- PROBLEM TO SOLVE -
Skip the pictures and quote all of the lines exactly.

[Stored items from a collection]
★ ★ ★ ★ ★ ★ ★

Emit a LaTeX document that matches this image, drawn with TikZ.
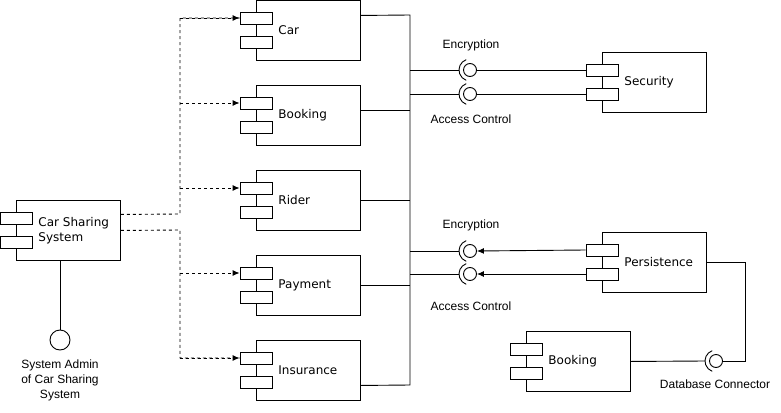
\documentclass[tikz,border=0pt]{standalone}
\usepackage{fontspec}
\setmainfont{Liberation Sans}
\newfontfamily\boxfont{DejaVu Sans}
\usetikzlibrary{positioning,arrows.meta}

\begin{document}
\begin{tikzpicture}[x=1pt, y=-1pt, line width=0.9pt,
    comp/.style={draw, rectangle, anchor=north west, minimum width=104pt, minimum height=60pt, inner sep=0pt},
    port/.style={draw, rectangle, fill=white, minimum width=32pt, minimum height=12pt, inner sep=0pt},
    clabel/.style={font=\boxfont\fontsize{12}{15}\selectfont, inner sep=0pt, align=left},
    txt/.style={font=\fontsize{12}{15}\selectfont, inner sep=0pt, align=center},
    ball/.style={draw, circle, minimum size=13pt, inner sep=0pt},
    dep/.style={dash pattern=on 3pt off 3pt},
    req/.style={-{Latex[length=7pt,width=6pt]}}]

    \useasboundingbox[fill=white] (0,0) rectangle (781,412);

    % main system and its admin interface
    \node[comp] (css) at (16,200) {};
    \node[port] (css-p1) at ([yshift=-18pt]css.north west) {};
    \node[port] (css-p2) at ([yshift=-42pt]css.north west) {};
    \node[clabel, right=22pt of css.west] (css-t) {Car Sharing\\System};

    \node[draw, circle, minimum size=20pt, inner sep=0pt] (admin) at (60,340) {};
    \node[txt] (admin-t) at (60,380) {System Admin\\of Car Sharing\\System};
    \draw (css.south -| admin) -- (admin);

    % domain components
    \foreach \n/\t/\y in {car/Car/0, book/Booking/85, rider/Rider/170, pay/Payment/255, ins/Insurance/340}{
        \node[comp] (\n) at (256,\y) {};
        \node[port] (\n-p1) at ([yshift=-18pt]\n.north west) {};
        \node[port] (\n-p2) at ([yshift=-42pt]\n.north west) {};
        \node[clabel, right=22pt of \n.west] (\n-t) {\t};
    }

    % right side components
    \node[comp] (sec) at (602,52) {};
    \node[port] (sec-p1) at ([yshift=-18pt]sec.north west) {};
    \node[port] (sec-p2) at ([yshift=-42pt]sec.north west) {};
    \node[clabel, right=22pt of sec.west] (sec-t) {Security};

    \node[comp] (pers) at (602,232) {};
    \node[port] (pers-p1) at ([yshift=-18pt]pers.north west) {};
    \node[port] (pers-p2) at ([yshift=-42pt]pers.north west) {};
    \node[clabel, right=22pt of pers.west] (pers-t) {Persistence};

    \node[comp] (bookdb) at (526,331) {};
    \node[port] (bookdb-p1) at ([yshift=-18pt]bookdb.north west) {};
    \node[port] (bookdb-p2) at ([yshift=-42pt]bookdb.north west) {};
    \node[clabel, right=22pt of bookdb.west] (bookdb-t) {Booking};

    % sockets
    \node[ball] (encs) at (470,70) {};
    \node[ball] (acs) at (470,94) {};
    \node[ball] (encp) at (470,251) {};
    \node[ball] (acp) at (470,274) {};
    \node[ball] (dbc) at (716,361) {};
    \foreach \s in {encs, acs, encp, acp, dbc}
        \draw ([shift={(110:11pt)}]\s.center) arc[start angle=110, end angle=250, radius=11pt];

    \node[txt] (encs-t) at (471,45) {Encryption};
    \node[txt] (acs-t) at (471,119) {Access Control};
    \node[txt] (encp-t) at (471,225) {Encryption};
    \node[txt] (acp-t) at (471,306) {Access Control};
    \node[txt] (dbc-t) at (715,384) {Database Connector};

    % bus
    \coordinate (bustop) at (410,15);
    \coordinate (busbot) at (410,385);
    \draw ([yshift=15pt]car.east) -- (bustop) -- (busbot) -- ([yshift=-15pt]ins.east);
    \draw ([yshift=5pt]book.east) coordinate (bk) -- (bk -| bustop);
    \draw (rider.east) -- (rider.east -| bustop);
    \draw (pay.east) -- (pay.east -| bustop);

    \foreach \s in {encs, acs, encp, acp}
        \draw (\s.center -| bustop) -- ([xshift=-11pt]\s.center);
    \draw (encs.east) -- (sec-p1.west);
    \draw (acs.east) -- (sec-p2.west);
    \draw[req] (pers-p1.west) -- (encp.east);
    \draw[req] (pers-p2.west) -- (acp.east);

    \draw (bookdb.east) -- ([xshift=-11pt]dbc.center);
    \draw (pers.east) -| ([xshift=22pt]dbc.east) -- (dbc.east);

    % dependencies
    \coordinate (dup) at (180,214);
    \coordinate (ddn) at (180,230);
    \draw[dep] ([yshift=16pt]css.east) -- (dup) |- (car-p1.west);
    \draw[dep] (css.east) -- (ddn) |- (ins-p1.west);
    \foreach \n in {car, book, rider, pay, ins}
        \draw[dep, req] (dup |- \n-p1.west) -- (\n-p1.west);
\end{tikzpicture}
\end{document}
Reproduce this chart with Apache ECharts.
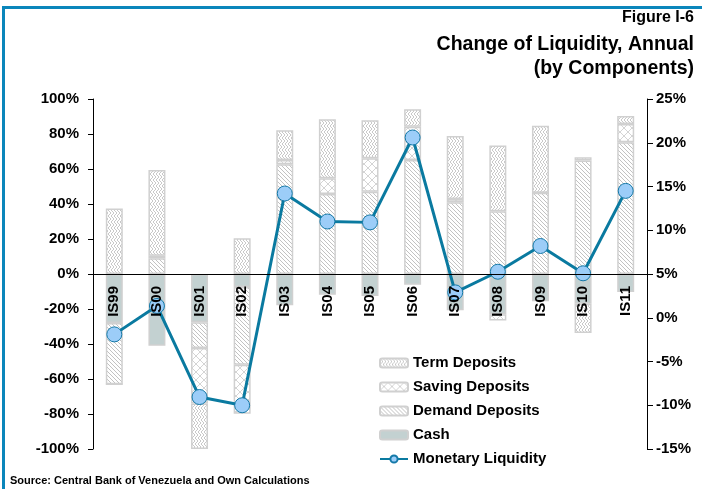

★ ★ ★ ★ ★ ★ ★

- THE SOLUTION -
Emit a LaTeX document that matches this image, drawn with TikZ.
\documentclass[tikz,border=0pt]{standalone}
\usepackage{fontspec}
\setmainfont{Liberation Sans}
\newfontfamily\boxfont{DejaVu Sans}
\usetikzlibrary{positioning,arrows.meta}

\begin{document}
\begin{tikzpicture}[x=1pt, y=-1pt, line width=0.9pt,
    comp/.style={draw, rectangle, anchor=north west, minimum width=104pt, minimum height=60pt, inner sep=0pt},
    port/.style={draw, rectangle, fill=white, minimum width=32pt, minimum height=12pt, inner sep=0pt},
    clabel/.style={font=\boxfont\fontsize{12}{15}\selectfont, inner sep=0pt, align=left},
    txt/.style={font=\fontsize{12}{15}\selectfont, inner sep=0pt, align=center},
    ball/.style={draw, circle, minimum size=13pt, inner sep=0pt},
    dep/.style={dash pattern=on 3pt off 3pt},
    req/.style={-{Latex[length=7pt,width=6pt]}}]

    \useasboundingbox[fill=white] (0,0) rectangle (781,412);

    % main system and its admin interface
    \node[comp] (css) at (16,200) {};
    \node[port] (css-p1) at ([yshift=-18pt]css.north west) {};
    \node[port] (css-p2) at ([yshift=-42pt]css.north west) {};
    \node[clabel, right=22pt of css.west] (css-t) {Car Sharing\\System};

    \node[draw, circle, minimum size=20pt, inner sep=0pt] (admin) at (60,340) {};
    \node[txt] (admin-t) at (60,380) {System Admin\\of Car Sharing\\System};
    \draw (css.south -| admin) -- (admin);

    % domain components
    \foreach \n/\t/\y in {car/Car/0, book/Booking/85, rider/Rider/170, pay/Payment/255, ins/Insurance/340}{
        \node[comp] (\n) at (256,\y) {};
        \node[port] (\n-p1) at ([yshift=-18pt]\n.north west) {};
        \node[port] (\n-p2) at ([yshift=-42pt]\n.north west) {};
        \node[clabel, right=22pt of \n.west] (\n-t) {\t};
    }

    % right side components
    \node[comp] (sec) at (602,52) {};
    \node[port] (sec-p1) at ([yshift=-18pt]sec.north west) {};
    \node[port] (sec-p2) at ([yshift=-42pt]sec.north west) {};
    \node[clabel, right=22pt of sec.west] (sec-t) {Security};

    \node[comp] (pers) at (602,232) {};
    \node[port] (pers-p1) at ([yshift=-18pt]pers.north west) {};
    \node[port] (pers-p2) at ([yshift=-42pt]pers.north west) {};
    \node[clabel, right=22pt of pers.west] (pers-t) {Persistence};

    \node[comp] (bookdb) at (526,331) {};
    \node[port] (bookdb-p1) at ([yshift=-18pt]bookdb.north west) {};
    \node[port] (bookdb-p2) at ([yshift=-42pt]bookdb.north west) {};
    \node[clabel, right=22pt of bookdb.west] (bookdb-t) {Booking};

    % sockets
    \node[ball] (encs) at (470,70) {};
    \node[ball] (acs) at (470,94) {};
    \node[ball] (encp) at (470,251) {};
    \node[ball] (acp) at (470,274) {};
    \node[ball] (dbc) at (716,361) {};
    \foreach \s in {encs, acs, encp, acp, dbc}
        \draw ([shift={(110:11pt)}]\s.center) arc[start angle=110, end angle=250, radius=11pt];

    \node[txt] (encs-t) at (471,45) {Encryption};
    \node[txt] (acs-t) at (471,119) {Access Control};
    \node[txt] (encp-t) at (471,225) {Encryption};
    \node[txt] (acp-t) at (471,306) {Access Control};
    \node[txt] (dbc-t) at (715,384) {Database Connector};

    % bus
    \coordinate (bustop) at (410,15);
    \coordinate (busbot) at (410,385);
    \draw ([yshift=15pt]car.east) -- (bustop) -- (busbot) -- ([yshift=-15pt]ins.east);
    \draw ([yshift=5pt]book.east) coordinate (bk) -- (bk -| bustop);
    \draw (rider.east) -- (rider.east -| bustop);
    \draw (pay.east) -- (pay.east -| bustop);

    \foreach \s in {encs, acs, encp, acp}
        \draw (\s.center -| bustop) -- ([xshift=-11pt]\s.center);
    \draw (encs.east) -- (sec-p1.west);
    \draw (acs.east) -- (sec-p2.west);
    \draw[req] (pers-p1.west) -- (encp.east);
    \draw[req] (pers-p2.west) -- (acp.east);

    \draw (bookdb.east) -- ([xshift=-11pt]dbc.center);
    \draw (pers.east) -| ([xshift=22pt]dbc.east) -- (dbc.east);

    % dependencies
    \coordinate (dup) at (180,214);
    \coordinate (ddn) at (180,230);
    \draw[dep] ([yshift=16pt]css.east) -- (dup) |- (car-p1.west);
    \draw[dep] (css.east) -- (ddn) |- (ins-p1.west);
    \foreach \n in {car, book, rider, pay, ins}
        \draw[dep, req] (dup |- \n-p1.west) -- (\n-p1.west);
\end{tikzpicture}
\end{document}
Reproduce this chart with Apache ECharts.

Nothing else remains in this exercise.